==== MATERIAL ====

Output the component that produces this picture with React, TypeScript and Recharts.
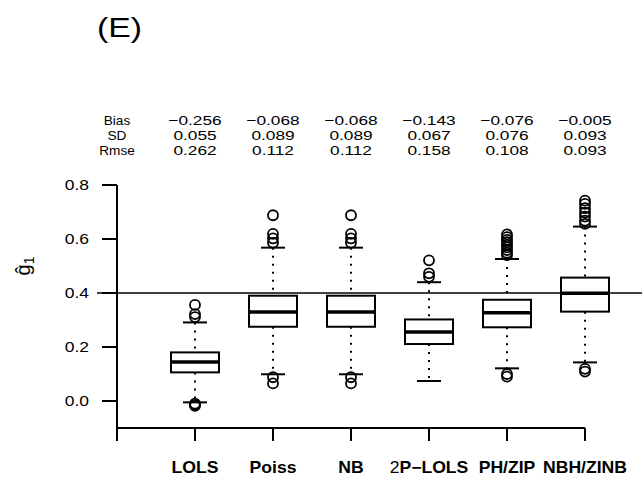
import React from 'react'
import { ComposedChart, Bar, Scatter, XAxis, YAxis, ReferenceLine } from 'recharts'

const methods = ['LOLS', 'Poiss', 'NB', '2P−LOLS', 'PH/ZIP', 'NBH/ZINB']
const statLabels = ['Bias', 'SD', 'Rmse']
const bias = ['−0.256', '−0.068', '−0.068', '−0.143', '−0.076', '−0.005']
const sd = ['0.055', '0.089', '0.089', '0.067', '0.076', '0.093']
const rmse = ['0.262', '0.112', '0.112', '0.158', '0.108', '0.093']

const lowerWhisker = [-0.005, 0.099, 0.099, 0.074, 0.121, 0.143]
const q1 = [0.106, 0.275, 0.275, 0.211, 0.273, 0.331]
const median = [0.144, 0.33, 0.33, 0.256, 0.327, 0.399]
const q3 = [0.18, 0.39, 0.39, 0.302, 0.375, 0.457]
const upperWhisker = [0.291, 0.568, 0.568, 0.44, 0.526, 0.646]

const outliers = [
  [0.356, 0.322, 0.311, -0.01, -0.014, -0.018],
  [0.688, 0.619, 0.602, 0.586, 0.088, 0.065],
  [0.688, 0.619, 0.602, 0.586, 0.088, 0.065],
  [0.521, 0.473, 0.46],
  [0.617, 0.607, 0.597, 0.588, 0.578, 0.569, 0.559, 0.549, 0.54, 0.1, 0.09],
  [0.742, 0.73, 0.714, 0.698, 0.683, 0.668, 0.656, 0.119, 0.109],
]

const trueValue = 0.4
const yTicks = [0, 0.2, 0.4, 0.6, 0.8]
const xTicks = [0, 1, 2, 3, 4, 5, 6]

const boxData = methods.map((name, i) => ({
  x: i + 1,
  name,
  range: [lowerWhisker[i], upperWhisker[i]],
  q1: q1[i],
  med: median[i],
  q3: q3[i],
}))

const outlierData = outliers.flatMap((vals, i) => vals.map((v) => ({ x: i + 1, y: v })))

const FONT = '"Liberation Sans", Arial, sans-serif'

// whole box drawn from the bar's own pixel range
const BoxShape = (props: any) => {
  const { x, y, width, height, payload } = props
  const top = Math.min(y, y + height)
  const h = Math.abs(height)
  const [lo, hi] = payload.range
  const ppu = h / (hi - lo)
  const py = (v: number) => top + (hi - v) * ppu
  const cx = x + width / 2
  const cap = width / 4
  return (
    <g>
      <line x1={cx} x2={cx} y1={py(hi)} y2={py(payload.q3)} stroke="#000" strokeWidth={2} strokeDasharray="2 6" />
      <line x1={cx} x2={cx} y1={py(payload.q1)} y2={py(lo)} stroke="#000" strokeWidth={2} strokeDasharray="2 6" />
      <line x1={cx - cap} x2={cx + cap} y1={py(hi)} y2={py(hi)} stroke="#000" strokeWidth={2} />
      <line x1={cx - cap} x2={cx + cap} y1={py(lo)} y2={py(lo)} stroke="#000" strokeWidth={2} />
      <rect x={x} y={py(payload.q3)} width={width} height={py(payload.q1) - py(payload.q3)} fill="none" stroke="#000" strokeWidth={2} />
      <line x1={x - 1} x2={x + width + 1} y1={py(payload.med)} y2={py(payload.med)} stroke="#000" strokeWidth={3.5} />
    </g>
  )
}

const OutlierDot = (props: any) => (
  <circle cx={props.cx} cy={props.cy} r={5} fill="none" stroke="#000" strokeWidth={1.8} />
)

const YTick = ({ x, y, payload }: any) => (
  <text transform={`translate(${x},${y}) scale(1.25,1)`} textAnchor="end" dy="0.355em" fontSize={14} fontFamily={FONT} fill="#000">
    {payload.value.toFixed(1)}
  </text>
)

// method label below the axis, summary numbers above the plot, same x position
const XTick = ({ x, y, payload }: any) => {
  const i = payload.value
  const label = i > 0 ? methods[i - 1] : ''
  const lead = /^\d/.test(label) ? label[0] : ''
  const rows = i === 0 ? statLabels : [bias[i - 1], sd[i - 1], rmse[i - 1]]
  const offsets = [-318, -303.5, -288.5]
  const sx = i === 0 ? 1.05 : 1.33
  return (
    <g>
      {rows.map((r, k) => (
        <text key={k} transform={`translate(${x},${y + offsets[k]}) scale(${sx},1)`} textAnchor="middle" fontSize={13} fontFamily={FONT} fill="#000">
          {r}
        </text>
      ))}
      {label && (
        <text transform={`translate(${x},${y + 30}) scale(1.1,1)`} textAnchor="middle" fontSize={16} fontWeight="bold" fontFamily={FONT} fill="#000">
          {lead && <tspan fontWeight="normal">{lead}</tspan>}
          {label.slice(lead.length)}
        </text>
      )}
    </g>
  )
}

export default function App() {
  return (
    <div style={{ position: 'absolute', left: 0, top: 0, width: 642, height: 477, background: '#fff' }}>
      <ComposedChart width={642} height={477} data={boxData} margin={{ top: 185, right: 57, bottom: 0, left: 0 }}>
        <XAxis
          dataKey="x"
          type="number"
          domain={[0, 6]}
          ticks={xTicks}
          interval={0}
          height={49}
          tickSize={13}
          tickMargin={2}
          axisLine={{ stroke: '#000', strokeWidth: 2 }}
          tickLine={{ stroke: '#000', strokeWidth: 2 }}
          tick={<XTick />}
        />
        <YAxis
          type="number"
          domain={[-0.1, 0.8]}
          ticks={yTicks}
          interval={0}
          width={117}
          tickSize={15}
          tickMargin={13}
          axisLine={{ stroke: '#000', strokeWidth: 2 }}
          tickLine={{ stroke: '#000', strokeWidth: 2 }}
          tick={<YTick />}
        />
        <ReferenceLine
          segment={[{ x: -0.256, y: trueValue }, { x: 6.73, y: trueValue }]}
          ifOverflow="visible"
          stroke="#000"
          strokeWidth={1.6}
        />
        <Bar dataKey="range" barSize={48} shape={<BoxShape />} isAnimationActive={false} />
        <Scatter data={outlierData} dataKey="y" shape={<OutlierDot />} isAnimationActive={false} />
      </ComposedChart>
      <svg width={642} height={477} style={{ position: 'absolute', left: 0, top: 0, pointerEvents: 'none' }}>
        <text transform="translate(97,37) scale(1.25,1)" fontSize={27} fontFamily={FONT} fill="#000">(E)</text>
        <g transform="translate(30,266) rotate(-90)">
          <text x={0} y={0} textAnchor="middle" fontSize={20} fontFamily={FONT} fill="#000">
            ĝ<tspan fontSize={14} dy={4}>1</tspan>
          </text>
        </g>
      </svg>
    </div>
  )
}
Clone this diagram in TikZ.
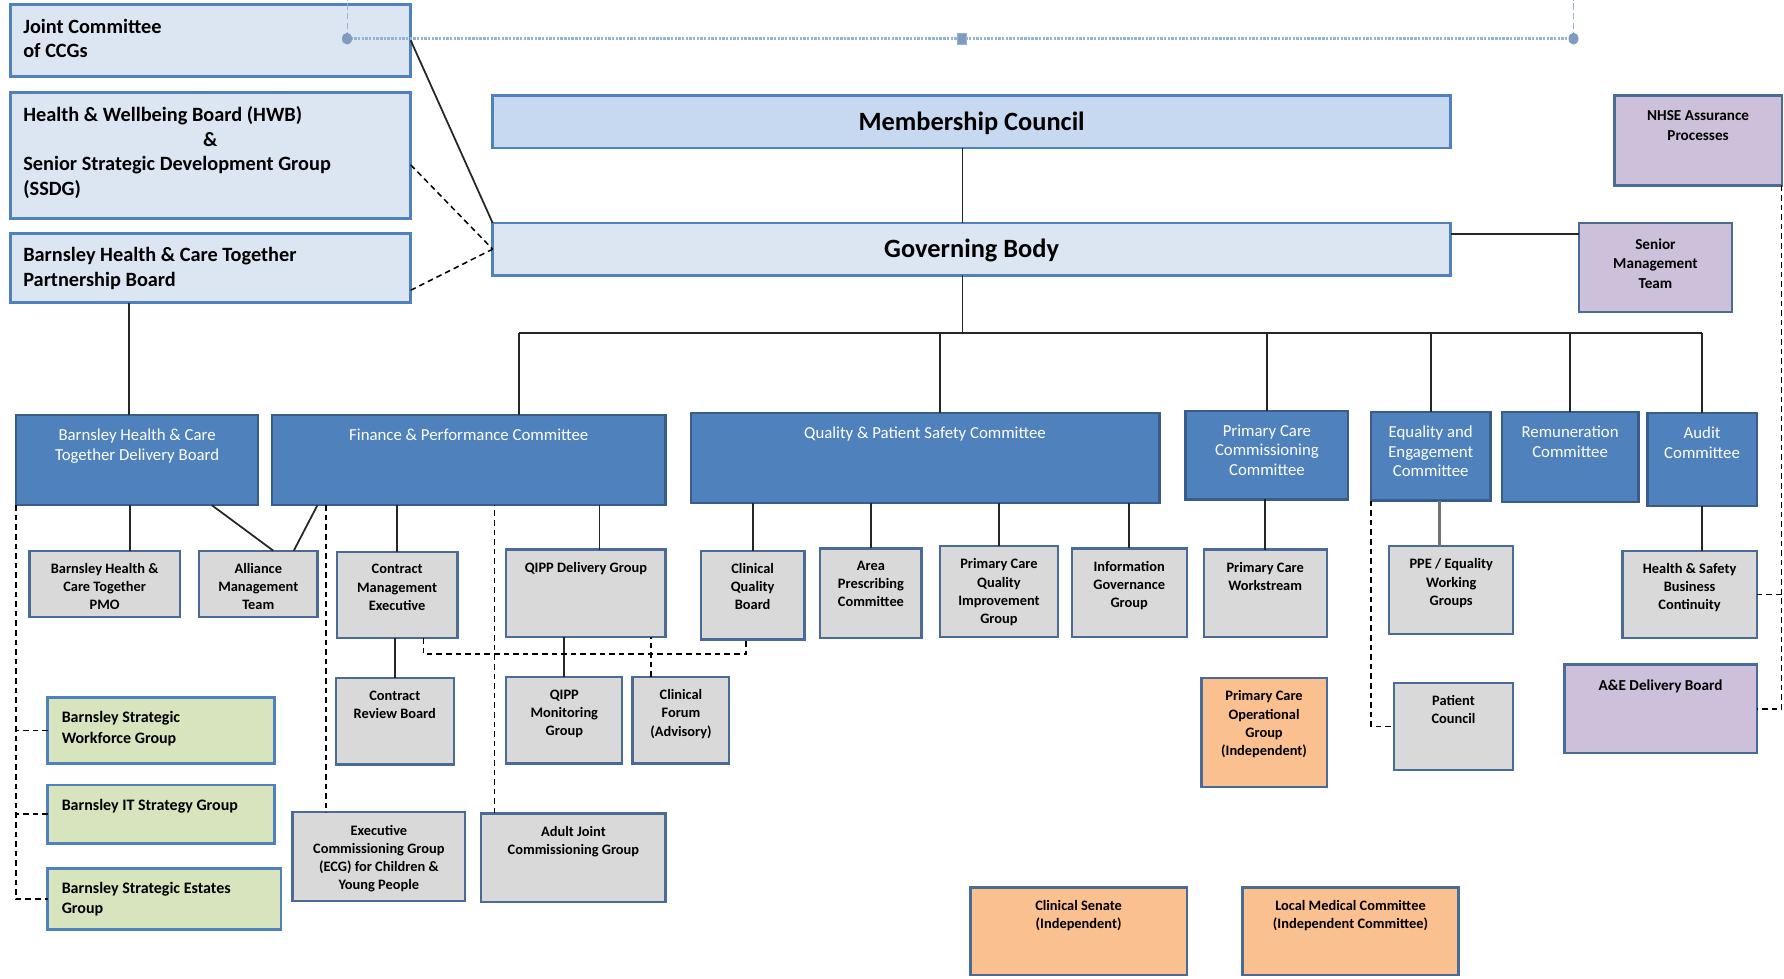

====

DIRECTIONS: Without the pictures, return the listing above from its first line through the line that has "const upperWhisker = [0.291, 0.568, 0.568, 0.44, 0.526, 0.646]".

CORRECT RESPONSE:
Output the component that produces this picture with React, TypeScript and Recharts.
import React from 'react'
import { ComposedChart, Bar, Scatter, XAxis, YAxis, ReferenceLine } from 'recharts'

const methods = ['LOLS', 'Poiss', 'NB', '2P−LOLS', 'PH/ZIP', 'NBH/ZINB']
const statLabels = ['Bias', 'SD', 'Rmse']
const bias = ['−0.256', '−0.068', '−0.068', '−0.143', '−0.076', '−0.005']
const sd = ['0.055', '0.089', '0.089', '0.067', '0.076', '0.093']
const rmse = ['0.262', '0.112', '0.112', '0.158', '0.108', '0.093']

const lowerWhisker = [-0.005, 0.099, 0.099, 0.074, 0.121, 0.143]
const q1 = [0.106, 0.275, 0.275, 0.211, 0.273, 0.331]
const median = [0.144, 0.33, 0.33, 0.256, 0.327, 0.399]
const q3 = [0.18, 0.39, 0.39, 0.302, 0.375, 0.457]
const upperWhisker = [0.291, 0.568, 0.568, 0.44, 0.526, 0.646]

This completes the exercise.